Dual-Adapter: Training-free Dual Adaptation for Few-shot Out-of-Distribution Detection
Xinyi Chen, Yaohui Li, Haoxing Chen
TL;DR
This work tackles few-shot out-of-distribution detection by introducing training-free Dual-Adapter, which leverages CLIP priors through dual caches built from in-domain data. It constructs complementary Positive and Negative adapters from partitioned CLIP channels to produce ID- and non-ID signals from both textual and visual perspectives, fused via softmax to detect OOD without training. Across four benchmarks and multiple shot settings, Dual-Adapter achieves state-of-the-art AUROC and reduced FPR95 while eliminating the overhead of training-based prompts. The approach highlights the value of negative-feature awareness for robust OOD discrimination and enables fast deployment in data-scarce scenarios.
Abstract
We study the problem of few-shot out-of-distribution (OOD) detection, which aims to detect OOD samples from unseen categories during inference time with only a few labeled in-domain (ID) samples. Existing methods mainly focus on training task-aware prompts for OOD detection. However, training on few-shot data may cause severe overfitting and textual prompts alone may not be enough for effective detection. To tackle these problems, we propose a prior-based Training-free Dual Adaptation method (Dual-Adapter) to detect OOD samples from both textual and visual perspectives.

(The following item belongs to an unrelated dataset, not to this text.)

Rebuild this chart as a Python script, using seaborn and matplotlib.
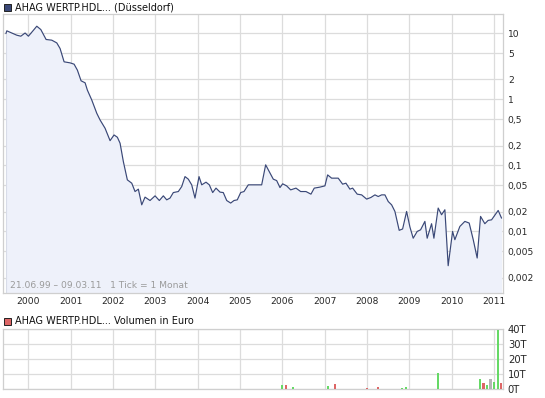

Specifically, Dual-Adapter first extracts the most significant channels as positive features and designates the remaining less relevant channels as negative features. Then, it constructs both a positive adapter and a negative adapter from a dual perspective, thereby better leveraging previously outlooked or interfering features in the training dataset. In this way, Dual-Adapter can inherit the advantages of CLIP not having to train, but also excels in distinguishing between ID and OOD samples. Extensive experimental results on four benchmark datasets demonstrate the superiority of Dual-Adapter.